(What you need to do)
Copy every line of the entries that includes the word "chart".

(Listed records)
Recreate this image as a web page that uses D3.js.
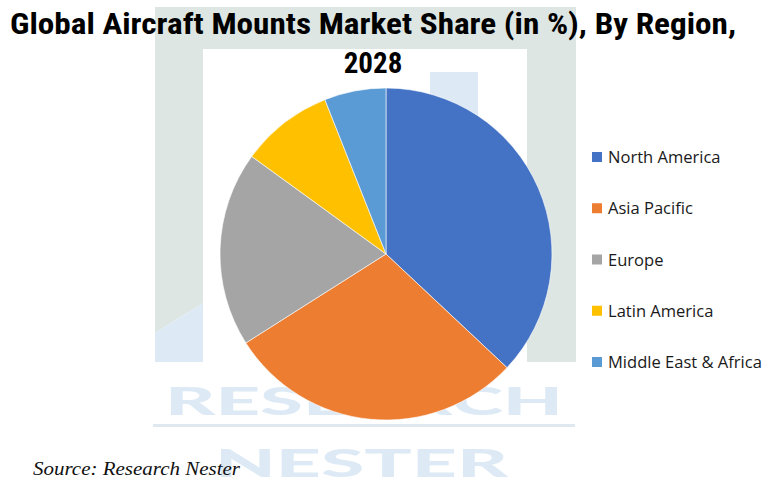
...
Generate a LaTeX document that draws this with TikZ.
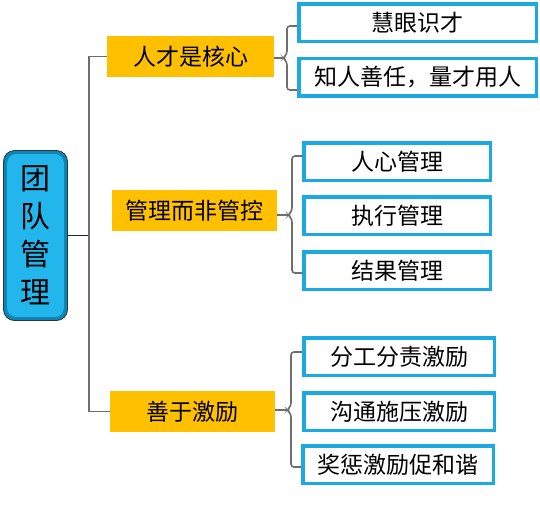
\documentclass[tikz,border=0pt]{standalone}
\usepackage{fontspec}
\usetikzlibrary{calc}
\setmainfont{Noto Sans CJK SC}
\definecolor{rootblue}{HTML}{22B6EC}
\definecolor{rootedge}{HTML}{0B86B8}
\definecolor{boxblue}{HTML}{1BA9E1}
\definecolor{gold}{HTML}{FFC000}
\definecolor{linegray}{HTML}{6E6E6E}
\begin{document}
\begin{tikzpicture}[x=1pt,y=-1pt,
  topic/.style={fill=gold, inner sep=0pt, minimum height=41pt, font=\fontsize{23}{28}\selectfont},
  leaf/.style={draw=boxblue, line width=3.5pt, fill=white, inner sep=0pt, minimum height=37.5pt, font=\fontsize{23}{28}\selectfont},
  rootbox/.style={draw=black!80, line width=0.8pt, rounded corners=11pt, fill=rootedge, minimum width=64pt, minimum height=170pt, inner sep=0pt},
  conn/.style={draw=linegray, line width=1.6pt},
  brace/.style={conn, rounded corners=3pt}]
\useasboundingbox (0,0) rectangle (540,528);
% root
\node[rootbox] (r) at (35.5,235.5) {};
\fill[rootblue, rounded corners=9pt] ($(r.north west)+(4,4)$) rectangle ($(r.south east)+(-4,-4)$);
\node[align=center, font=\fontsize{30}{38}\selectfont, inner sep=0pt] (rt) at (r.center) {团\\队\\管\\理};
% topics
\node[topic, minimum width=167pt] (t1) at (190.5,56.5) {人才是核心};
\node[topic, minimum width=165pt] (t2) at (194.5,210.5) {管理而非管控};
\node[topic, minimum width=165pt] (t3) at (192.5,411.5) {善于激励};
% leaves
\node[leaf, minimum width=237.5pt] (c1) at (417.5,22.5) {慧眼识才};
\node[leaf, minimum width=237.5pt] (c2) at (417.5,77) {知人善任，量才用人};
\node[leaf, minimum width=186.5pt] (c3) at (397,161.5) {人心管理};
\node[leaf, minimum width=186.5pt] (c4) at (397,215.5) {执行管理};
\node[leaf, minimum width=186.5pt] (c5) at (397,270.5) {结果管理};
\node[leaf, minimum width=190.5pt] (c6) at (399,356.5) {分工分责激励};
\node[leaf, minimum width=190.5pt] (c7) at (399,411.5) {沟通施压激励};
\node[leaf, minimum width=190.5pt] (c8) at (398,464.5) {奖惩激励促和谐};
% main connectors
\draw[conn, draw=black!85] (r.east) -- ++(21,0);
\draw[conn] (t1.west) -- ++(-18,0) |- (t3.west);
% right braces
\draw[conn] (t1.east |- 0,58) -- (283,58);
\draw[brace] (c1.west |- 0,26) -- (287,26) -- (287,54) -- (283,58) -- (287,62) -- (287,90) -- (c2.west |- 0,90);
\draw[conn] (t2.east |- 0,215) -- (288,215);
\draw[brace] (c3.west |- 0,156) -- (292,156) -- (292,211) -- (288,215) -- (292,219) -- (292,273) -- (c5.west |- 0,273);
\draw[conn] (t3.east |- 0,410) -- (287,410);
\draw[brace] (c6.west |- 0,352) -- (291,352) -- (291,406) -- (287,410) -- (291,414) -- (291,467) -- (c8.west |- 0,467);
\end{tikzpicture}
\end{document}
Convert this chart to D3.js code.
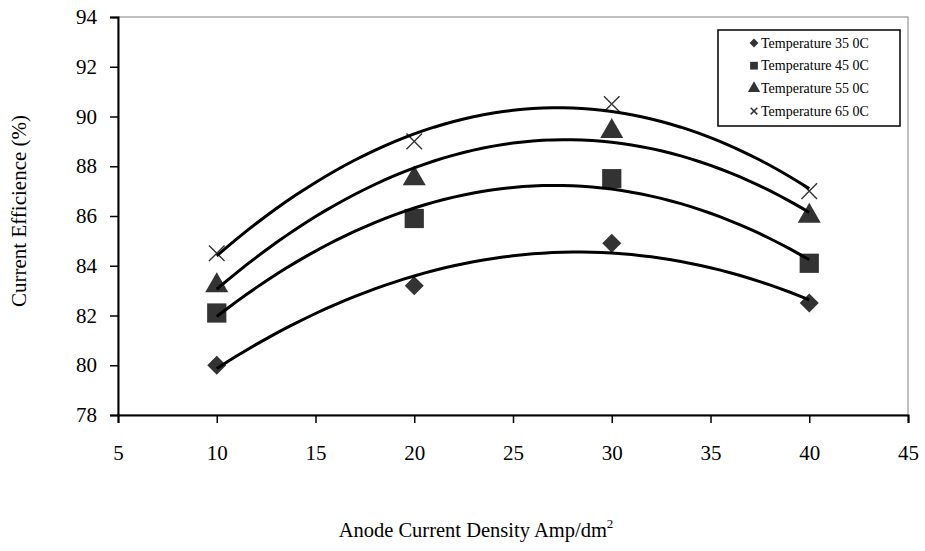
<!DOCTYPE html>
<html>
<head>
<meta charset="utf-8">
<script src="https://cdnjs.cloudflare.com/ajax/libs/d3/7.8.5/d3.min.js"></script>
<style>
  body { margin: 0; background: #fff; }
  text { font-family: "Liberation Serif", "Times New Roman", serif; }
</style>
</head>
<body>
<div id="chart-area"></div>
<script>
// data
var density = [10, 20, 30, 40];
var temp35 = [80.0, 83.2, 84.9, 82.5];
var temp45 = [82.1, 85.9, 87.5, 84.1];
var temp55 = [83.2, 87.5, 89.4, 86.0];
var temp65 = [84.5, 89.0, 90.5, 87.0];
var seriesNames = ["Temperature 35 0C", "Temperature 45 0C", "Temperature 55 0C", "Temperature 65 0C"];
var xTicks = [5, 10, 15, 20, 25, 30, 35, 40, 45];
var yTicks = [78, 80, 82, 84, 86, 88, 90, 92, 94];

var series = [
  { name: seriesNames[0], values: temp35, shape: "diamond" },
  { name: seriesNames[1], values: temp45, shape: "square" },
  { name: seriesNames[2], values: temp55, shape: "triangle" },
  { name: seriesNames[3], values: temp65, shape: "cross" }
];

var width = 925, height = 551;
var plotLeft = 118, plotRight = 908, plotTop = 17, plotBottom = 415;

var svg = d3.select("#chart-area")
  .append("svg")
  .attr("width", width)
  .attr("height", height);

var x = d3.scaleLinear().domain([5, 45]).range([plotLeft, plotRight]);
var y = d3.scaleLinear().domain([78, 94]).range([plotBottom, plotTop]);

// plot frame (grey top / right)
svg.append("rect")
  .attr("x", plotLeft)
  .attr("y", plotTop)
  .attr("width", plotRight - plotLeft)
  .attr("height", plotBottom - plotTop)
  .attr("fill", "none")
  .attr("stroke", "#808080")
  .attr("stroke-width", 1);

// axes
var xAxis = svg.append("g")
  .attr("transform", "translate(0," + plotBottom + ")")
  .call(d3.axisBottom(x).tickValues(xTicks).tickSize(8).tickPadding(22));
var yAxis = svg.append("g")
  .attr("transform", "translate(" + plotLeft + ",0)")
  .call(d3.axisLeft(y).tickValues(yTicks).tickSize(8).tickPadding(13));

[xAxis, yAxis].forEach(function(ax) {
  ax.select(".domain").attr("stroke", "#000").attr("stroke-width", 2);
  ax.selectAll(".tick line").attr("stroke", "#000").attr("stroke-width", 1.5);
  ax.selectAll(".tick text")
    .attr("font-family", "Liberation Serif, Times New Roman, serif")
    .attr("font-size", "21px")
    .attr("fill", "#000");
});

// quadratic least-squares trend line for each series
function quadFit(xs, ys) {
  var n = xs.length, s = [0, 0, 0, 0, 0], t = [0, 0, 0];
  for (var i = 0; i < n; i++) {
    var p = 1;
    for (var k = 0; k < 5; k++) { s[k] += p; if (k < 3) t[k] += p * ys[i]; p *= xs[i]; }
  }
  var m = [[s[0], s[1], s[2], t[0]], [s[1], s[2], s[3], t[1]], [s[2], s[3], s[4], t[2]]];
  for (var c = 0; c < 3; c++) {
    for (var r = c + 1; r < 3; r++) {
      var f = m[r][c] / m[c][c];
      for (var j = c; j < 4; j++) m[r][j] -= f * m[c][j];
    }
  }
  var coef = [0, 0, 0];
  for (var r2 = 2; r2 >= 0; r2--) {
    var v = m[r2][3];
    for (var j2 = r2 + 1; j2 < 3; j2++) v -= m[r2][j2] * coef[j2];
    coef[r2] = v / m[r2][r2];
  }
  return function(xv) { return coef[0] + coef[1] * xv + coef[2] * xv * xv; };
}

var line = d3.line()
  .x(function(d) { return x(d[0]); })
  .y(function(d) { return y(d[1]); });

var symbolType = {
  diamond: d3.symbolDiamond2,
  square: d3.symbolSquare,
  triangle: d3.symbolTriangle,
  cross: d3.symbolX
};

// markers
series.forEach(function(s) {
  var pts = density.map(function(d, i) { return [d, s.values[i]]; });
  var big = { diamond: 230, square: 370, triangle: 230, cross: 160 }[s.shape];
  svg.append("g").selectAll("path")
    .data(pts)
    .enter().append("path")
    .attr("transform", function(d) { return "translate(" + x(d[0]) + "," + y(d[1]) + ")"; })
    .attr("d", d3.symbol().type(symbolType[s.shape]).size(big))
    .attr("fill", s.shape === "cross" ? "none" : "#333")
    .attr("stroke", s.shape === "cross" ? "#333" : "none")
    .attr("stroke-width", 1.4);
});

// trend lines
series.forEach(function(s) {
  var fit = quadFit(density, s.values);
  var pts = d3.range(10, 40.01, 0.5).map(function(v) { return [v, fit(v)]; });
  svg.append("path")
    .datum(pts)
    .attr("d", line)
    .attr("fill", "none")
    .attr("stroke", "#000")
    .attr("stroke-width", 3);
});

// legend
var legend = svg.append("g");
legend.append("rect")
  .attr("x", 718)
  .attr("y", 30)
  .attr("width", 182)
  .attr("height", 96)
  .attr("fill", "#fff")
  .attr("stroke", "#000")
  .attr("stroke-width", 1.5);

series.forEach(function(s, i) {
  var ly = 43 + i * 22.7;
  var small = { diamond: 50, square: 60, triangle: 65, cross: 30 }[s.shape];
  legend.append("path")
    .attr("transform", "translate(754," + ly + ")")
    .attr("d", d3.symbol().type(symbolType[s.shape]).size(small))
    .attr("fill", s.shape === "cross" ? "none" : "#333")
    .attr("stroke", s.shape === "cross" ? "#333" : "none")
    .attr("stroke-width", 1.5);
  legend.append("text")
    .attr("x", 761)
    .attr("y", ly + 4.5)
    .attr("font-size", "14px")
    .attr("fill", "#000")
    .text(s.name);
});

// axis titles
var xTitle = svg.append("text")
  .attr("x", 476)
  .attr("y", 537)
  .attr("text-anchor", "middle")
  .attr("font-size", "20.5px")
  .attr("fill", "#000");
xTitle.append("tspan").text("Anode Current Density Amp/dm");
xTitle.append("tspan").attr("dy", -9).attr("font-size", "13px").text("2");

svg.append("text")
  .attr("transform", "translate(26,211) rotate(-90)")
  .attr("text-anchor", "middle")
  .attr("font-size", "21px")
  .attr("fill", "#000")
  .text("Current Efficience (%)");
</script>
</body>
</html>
* * *
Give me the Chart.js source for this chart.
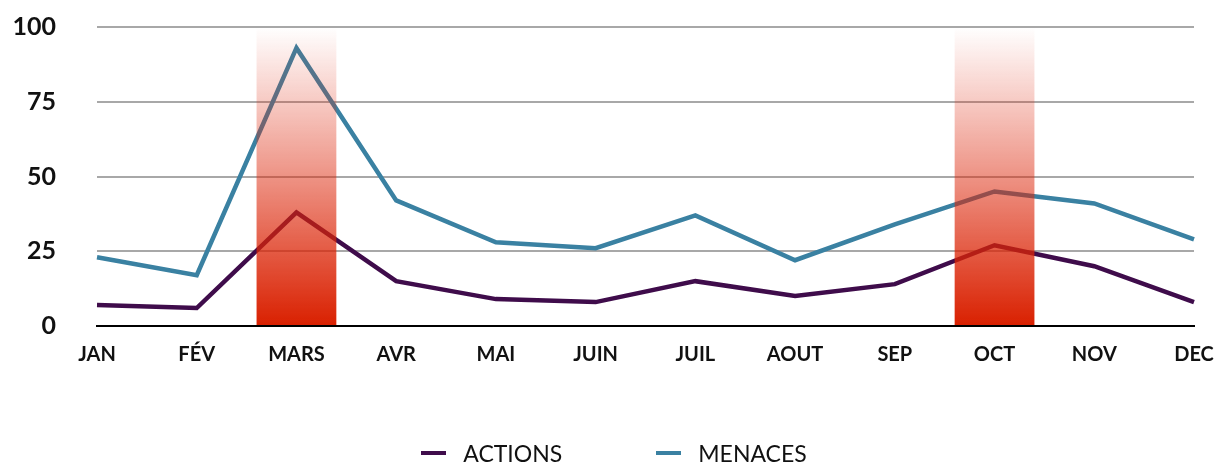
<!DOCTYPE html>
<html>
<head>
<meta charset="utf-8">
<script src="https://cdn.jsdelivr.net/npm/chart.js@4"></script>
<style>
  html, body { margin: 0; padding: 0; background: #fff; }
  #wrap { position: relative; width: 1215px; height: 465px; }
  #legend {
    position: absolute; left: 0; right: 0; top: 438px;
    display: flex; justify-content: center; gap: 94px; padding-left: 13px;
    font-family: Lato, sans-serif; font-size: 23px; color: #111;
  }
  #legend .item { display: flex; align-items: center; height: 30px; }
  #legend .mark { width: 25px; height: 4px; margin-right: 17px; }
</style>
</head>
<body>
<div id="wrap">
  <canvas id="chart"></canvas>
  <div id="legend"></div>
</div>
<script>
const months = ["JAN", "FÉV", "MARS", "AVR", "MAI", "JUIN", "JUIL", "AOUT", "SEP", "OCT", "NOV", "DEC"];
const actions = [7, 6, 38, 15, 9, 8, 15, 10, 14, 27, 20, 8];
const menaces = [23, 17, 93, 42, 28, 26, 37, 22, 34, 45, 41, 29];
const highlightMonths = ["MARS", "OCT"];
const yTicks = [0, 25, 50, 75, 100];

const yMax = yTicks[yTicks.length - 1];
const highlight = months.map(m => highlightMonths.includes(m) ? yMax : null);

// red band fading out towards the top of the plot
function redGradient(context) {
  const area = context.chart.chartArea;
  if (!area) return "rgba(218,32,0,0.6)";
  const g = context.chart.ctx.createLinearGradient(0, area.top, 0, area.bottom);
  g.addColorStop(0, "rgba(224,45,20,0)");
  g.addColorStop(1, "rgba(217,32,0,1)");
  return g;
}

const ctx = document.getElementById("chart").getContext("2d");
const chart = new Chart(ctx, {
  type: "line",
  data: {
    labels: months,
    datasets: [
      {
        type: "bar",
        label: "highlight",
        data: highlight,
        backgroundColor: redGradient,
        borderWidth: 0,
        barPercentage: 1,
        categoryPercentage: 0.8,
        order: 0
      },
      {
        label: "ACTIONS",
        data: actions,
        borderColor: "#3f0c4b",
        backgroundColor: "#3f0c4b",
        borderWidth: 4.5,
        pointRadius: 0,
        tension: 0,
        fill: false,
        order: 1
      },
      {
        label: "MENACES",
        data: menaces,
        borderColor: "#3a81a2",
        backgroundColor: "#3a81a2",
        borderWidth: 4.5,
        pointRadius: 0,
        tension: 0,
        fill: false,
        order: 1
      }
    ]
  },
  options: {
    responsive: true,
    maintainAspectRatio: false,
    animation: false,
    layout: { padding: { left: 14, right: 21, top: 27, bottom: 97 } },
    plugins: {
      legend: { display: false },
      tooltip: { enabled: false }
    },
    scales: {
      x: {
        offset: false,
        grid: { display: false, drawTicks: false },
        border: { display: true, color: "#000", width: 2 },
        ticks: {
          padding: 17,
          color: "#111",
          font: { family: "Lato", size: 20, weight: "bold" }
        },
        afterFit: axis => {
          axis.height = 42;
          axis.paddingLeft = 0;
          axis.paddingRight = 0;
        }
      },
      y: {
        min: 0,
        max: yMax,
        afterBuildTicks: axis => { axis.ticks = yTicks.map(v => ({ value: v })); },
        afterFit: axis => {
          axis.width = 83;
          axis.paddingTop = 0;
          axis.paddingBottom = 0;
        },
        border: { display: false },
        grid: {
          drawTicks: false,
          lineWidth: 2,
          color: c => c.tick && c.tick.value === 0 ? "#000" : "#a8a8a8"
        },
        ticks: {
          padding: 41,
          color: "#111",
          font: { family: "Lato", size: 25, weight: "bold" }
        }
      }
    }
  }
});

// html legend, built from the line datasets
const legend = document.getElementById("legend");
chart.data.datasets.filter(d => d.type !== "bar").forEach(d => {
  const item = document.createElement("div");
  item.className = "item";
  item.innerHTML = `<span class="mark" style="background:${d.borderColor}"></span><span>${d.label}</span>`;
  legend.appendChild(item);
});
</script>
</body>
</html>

(Task output)
Convert this chart to D3.js code.
<div id="chart-area"></div>
var svg = d3.select("#chart-area")
Give me the Chart.js source for this chart.
<script src="https://cdn.jsdelivr.net/npm/chart.js@4"></script>
  <canvas id="chart"></canvas>
  const area = context.chart.chartArea;
  const g = context.chart.ctx.createLinearGradient(0, area.top, 0, area.bottom);
const ctx = document.getElementById("chart").getContext("2d");
const chart = new Chart(ctx, {
chart.data.datasets.filter(d => d.type !== "bar").forEach(d => {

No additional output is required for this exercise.